Dream Flight

When I was about 5 I had a recurring nightmare.

We were living in Glen Cove, New York at the time, number 24 on a dead end street called Leuce Place. When we moved in you could still see the farm behind the back fence – I’ll never forget the time a horse broke through and terrified my city cousin Selene. Within a few years after we arrived that land was transformed into new (split level!) homes, except for the old farmhouse, which was acquired by the family of my first twin acquaintances, Stephen and Shelly.

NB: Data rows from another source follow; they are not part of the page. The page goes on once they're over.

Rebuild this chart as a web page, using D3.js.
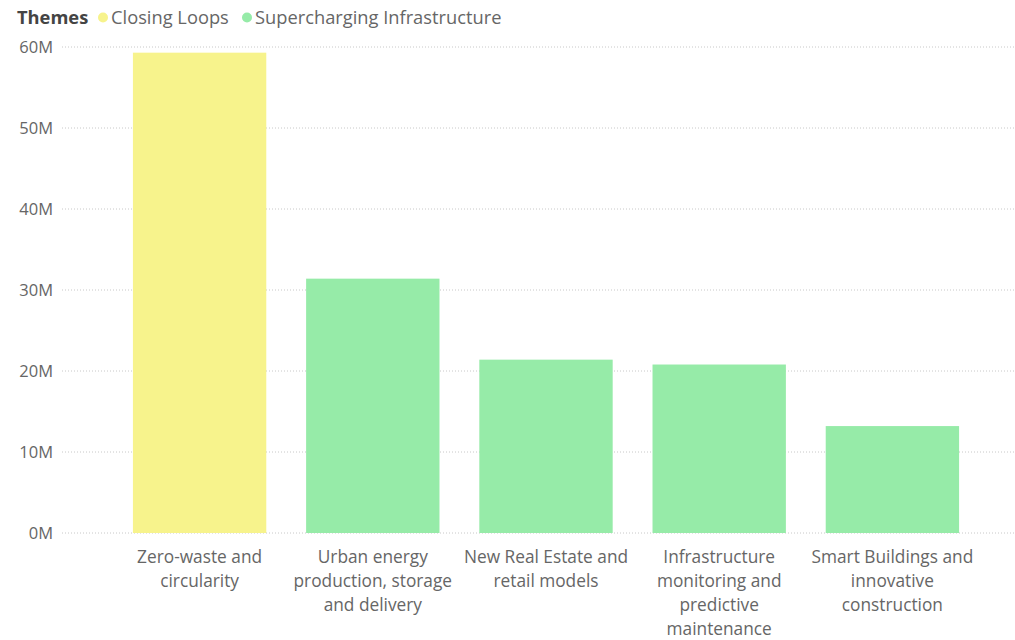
<!DOCTYPE html>
<html>
<head>
<meta charset="utf-8">
<script src="https://cdn.jsdelivr.net/npm/d3@7"></script>
<style>
  html, body { margin: 0; padding: 0; background: #fff; }
  svg { display: block; font-family: "Segoe UI", "Open Sans", "Noto Sans", sans-serif; }
</style>
</head>
<body>
<svg id="chart" width="1015" height="640"></svg>
<script>
// Funding by theme (values in millions)
const categories = [
  "Zero-waste and circularity",
  "Urban energy production, storage and delivery",
  "New Real Estate and retail models",
  "Infrastructure monitoring and predictive maintenance",
  "Smart Buildings and innovative construction"
];
const categoryLines = [
  ["Zero-waste and", "circularity"],
  ["Urban energy", "production, storage", "and delivery"],
  ["New Real Estate and", "retail models"],
  ["Infrastructure", "monitoring and", "predictive", "maintenance"],
  ["Smart Buildings and", "innovative", "construction"]
];
const values = [59.3, 31.4, 21.4, 20.8, 13.2];
const themes = ["Closing Loops", "Supercharging Infrastructure", "Supercharging Infrastructure", "Supercharging Infrastructure", "Supercharging Infrastructure"];
const themeNames = ["Closing Loops", "Supercharging Infrastructure"];
const themeColors = ["#F7F38C", "#96EBA8"];
const yTicks = [0, 10, 20, 30, 40, 50, 60];

const svg = d3.select("#chart");
const color = d3.scaleOrdinal().domain(themeNames).range(themeColors);

const x = d3.scaleBand().domain(categories).range([113, 979]).paddingInner(0.23).paddingOuter(0.115);
const y = d3.scaleLinear().domain([0, 60]).range([533, 47]);

// gridlines
svg.append("g").selectAll("line").data(yTicks).join("line")
  .attr("x1", 62).attr("x2", 1015)
  .attr("y1", d => y(d)).attr("y2", d => y(d))
  .attr("stroke", "#c8c8c8").attr("stroke-width", 1)
  .attr("stroke-dasharray", "1,2");

// y tick labels
svg.append("g").selectAll("text").data(yTicks).join("text")
  .attr("x", 53).attr("y", d => y(d))
  .attr("dy", "0.35em")
  .attr("text-anchor", "end")
  .attr("fill", "#666")
  .attr("font-size", 16.5)
  .text(d => d + "M");

// bars
svg.append("g").selectAll("rect").data(categories).join("rect")
  .attr("x", d => x(d))
  .attr("width", x.bandwidth())
  .attr("y", (d, i) => y(values[i]))
  .attr("height", (d, i) => y(0) - y(values[i]))
  .attr("fill", (d, i) => color(themes[i]));

// category labels
const cat = svg.append("g").selectAll("text").data(categories).join("text")
  .attr("text-anchor", "middle")
  .attr("fill", "#666")
  .attr("font-size", 17.3)
  .attr("x", d => x(d) + x.bandwidth() / 2)
  .attr("y", 563);
cat.selectAll("tspan").data((d, i) => categoryLines[i]).join("tspan")
  .attr("x", function() { return this.parentNode.getAttribute("x"); })
  .attr("dy", (d, j) => j === 0 ? 0 : 24)
  .text(d => d);

// legend
const legend = svg.append("g").attr("font-size", 18.3);
legend.append("text").attr("x", 17).attr("y", 24)
  .attr("font-weight", "bold").attr("fill", "#444").text("Themes");
const lx = [103, 247];
themeNames.forEach((t, i) => {
  legend.append("circle").attr("cx", lx[i]).attr("cy", 17.5).attr("r", 5).attr("fill", color(t));
  legend.append("text").attr("x", lx[i] + 8).attr("y", 24).attr("fill", "#666").text(t);
});
</script>
</body>
</html>
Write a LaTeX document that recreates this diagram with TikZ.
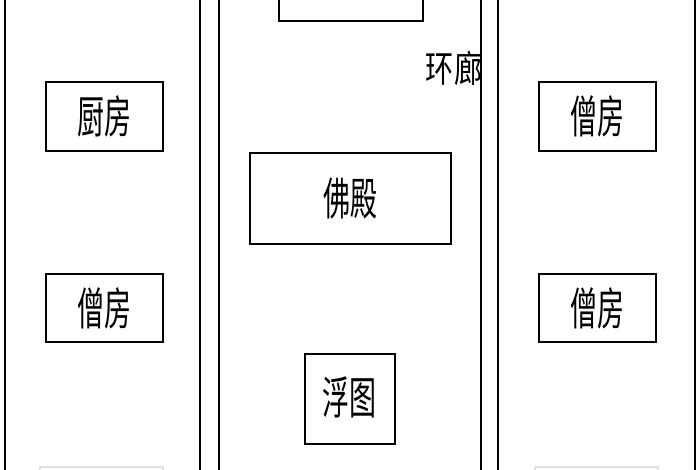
\documentclass[tikz,border=0pt]{standalone}
\usepackage{fontspec}
\newfontfamily\cjk[FakeStretch=0.6]{Noto Sans CJK SC}
\newfontfamily\cjkb[FakeStretch=0.76]{Noto Sans CJK SC}
\begin{document}
\begin{tikzpicture}[x=1pt,y=-1pt,
  room/.style={draw=black,line width=1.8pt,inner sep=0pt,anchor=north west},
  lbl/.style={font=\cjk\fontsize{45}{45}\selectfont,inner sep=0pt},
  col/.style={draw=black,line width=1.8pt},
  ghost/.style={draw=black!12,line width=1.2pt}]
\useasboundingbox (0,0) rectangle (700,470);
\clip (0,0) rectangle (700,470);
% columns
\draw[col] (5,-10) coordinate (lt) -- (5,480) coordinate (lb);
\draw[col] (200,-10) -- (200,480);
\draw[col] (219,-10) -- (219,480);
\draw[col] (481,-10) -- (481,480);
\draw[col] (498,-10) -- (498,480);
\draw[col] (695,-10) -- (695,480);
% rooms
\node[room,minimum width=144pt,minimum height=40pt] (top) at (278,-20) {};
\node[room,minimum width=117pt,minimum height=69pt] (chu) at (45,81) {};
\node[lbl] at (chu.center) {厨房};
\node[room,minimum width=117pt,minimum height=68pt] (seng1) at (45,273) {};
\node[lbl] at (seng1.center) {僧房};
\node[room,minimum width=117pt,minimum height=69pt] (seng2) at (538,81) {};
\node[lbl] at (seng2.center) {僧房};
\node[room,minimum width=117pt,minimum height=68pt] (seng3) at (538,273) {};
\node[lbl] at (seng3.center) {僧房};
\node[room,minimum width=201pt,minimum height=91pt] (fo) at (249,152) {};
\node[lbl] at (fo.center) {佛殿};
\node[room,minimum width=90pt,minimum height=90pt] (fu) at (304,353) {};
\node[lbl] at ([yshift=2pt]fu.center) {浮图};
% ghost box tops at bottom edge
\draw[ghost] (40,480) -- (40,467) -- (163,467) -- (163,480);
\draw[ghost] (535,480) -- (535,467) -- (658,467) -- (658,480);
% corridor label
\node[font=\cjkb\fontsize{37}{37}\selectfont,inner sep=0pt] (huan) at (454,68) {环廊};
\end{tikzpicture}
\end{document}
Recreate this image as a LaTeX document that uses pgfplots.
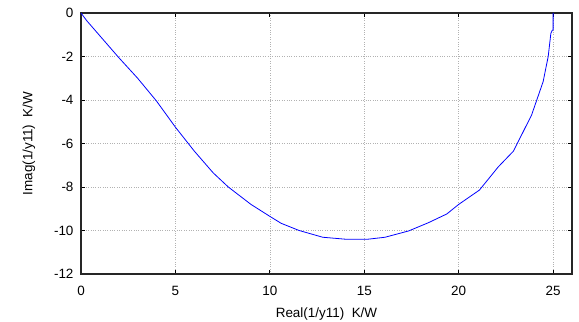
\documentclass[border=0pt]{standalone}
\usepackage{fontspec}
\setmainfont{Liberation Sans}
\usepackage{pgfplots}
\pgfplotsset{compat=1.18}
\usetikzlibrary{calc}
\begin{document}
\begin{tikzpicture}
\begin{axis}[name=ax,
  scale only axis, width=491bp, height=261bp,
  xmin=0, xmax=26, ymin=-12, ymax=0,
  xtick={0,5,10,15,20,25}, ytick={-12,-10,-8,-6,-4,-2,0},
  tick align=inside, major tick length=4bp,
  grid=major, grid style={dotted, gray!60},
  axis line style={black!85, line width=1.1pt},
  tick style={black, line width=0.8pt},
  /pgf/number format/assume math mode=true,
  tick label style={font=\fontsize{13.5}{15}\selectfont},
  xticklabel style={yshift=-9bp},
  yticklabel style={xshift=-4bp},
  label style={font=\fontsize{13.5}{15}\selectfont},
  xlabel={Real(1/y11)\ \ K/W},
  ylabel={Imag(1/y11)\ \ K/W},
  xlabel style={yshift=-5bp},
  ylabel style={yshift=12bp},
]
\addplot[blue, line width=0.8pt, no markers] coordinates {
(0,0) (0.3,-0.35) (1,-1.05) (2,-2.05) (3,-3.0) (4,-4.05) (5,-5.25) (6,-6.35) (7,-7.35) (7.8,-8)
(9,-8.8) (10,-9.35) (10.6,-9.67) (11.55,-10.0) (12.8,-10.31) (14.0,-10.4) (15.2,-10.4)
(16.1,-10.31) (17.35,-10.02) (18.4,-9.64) (19.37,-9.24) (20.0,-8.8) (21.1,-8.14)
(22.1,-7.07) (22.9,-6.35) (23.86,-4.69) (24.47,-3.16) (24.74,-2.0) (24.88,-0.94)
(24.95,-0.8) (25.0,-0.78) (25.0,0)
};
\end{axis}
\pgfresetboundingbox
\path[use as bounding box] ($(ax.south west)+(-81bp,-48bp)$) rectangle ($(ax.north east)+(7bp,13bp)$);
\end{tikzpicture}
\end{document}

But there was still a farm when I dreamed my dream. My father and I were in our actual house, on our real street and with the undeveloped land behind the fence. He was building something or fixing something – he couldn’t interrupt whatever his hands were then doing – and he needed a gadget or tool from the basement. He asked me to fetch it for him. I resisted because I was scared of the basement. His request became urgent, a soft irresistible demand.

I went to the basement door and hesitated at the top of the wooden steps. I flipped the light switch and nothing happened; the cavernous room downstairs stayed dark. The bulb must be out. I can’t ask Dad for help; I must proceed. I step out into the blackness and … there are no stairs! I’m falling in the dark and there is no longer any basement floor. I’m plummeting blind forever.

No fun. Really. And it happened more than once.

But after I had my experience with dream candy, I wised up. I knew not only that dreams aren’t real, but that I was capable of becoming a bit aware of when I was dreaming.

I bore those in mind the next time the basement dream started. As usual, it began with me and Dad, alone in the house, him busy with something and me there to help. He sends me to the basement and I go, but reluctantly. The light doesn’t work. When I step off there are no stairs and I start to fall. I say to myself “But I know I’m in a dream” and as I conclude that thought, I swear it’s true: the lights come on and my fall changes to a swoop of flight in limitless space. The feeling is centrifugally sweet and the view, infinite and interesting and in shades of aqua, is awesome.

I haven’t had the falling dream since.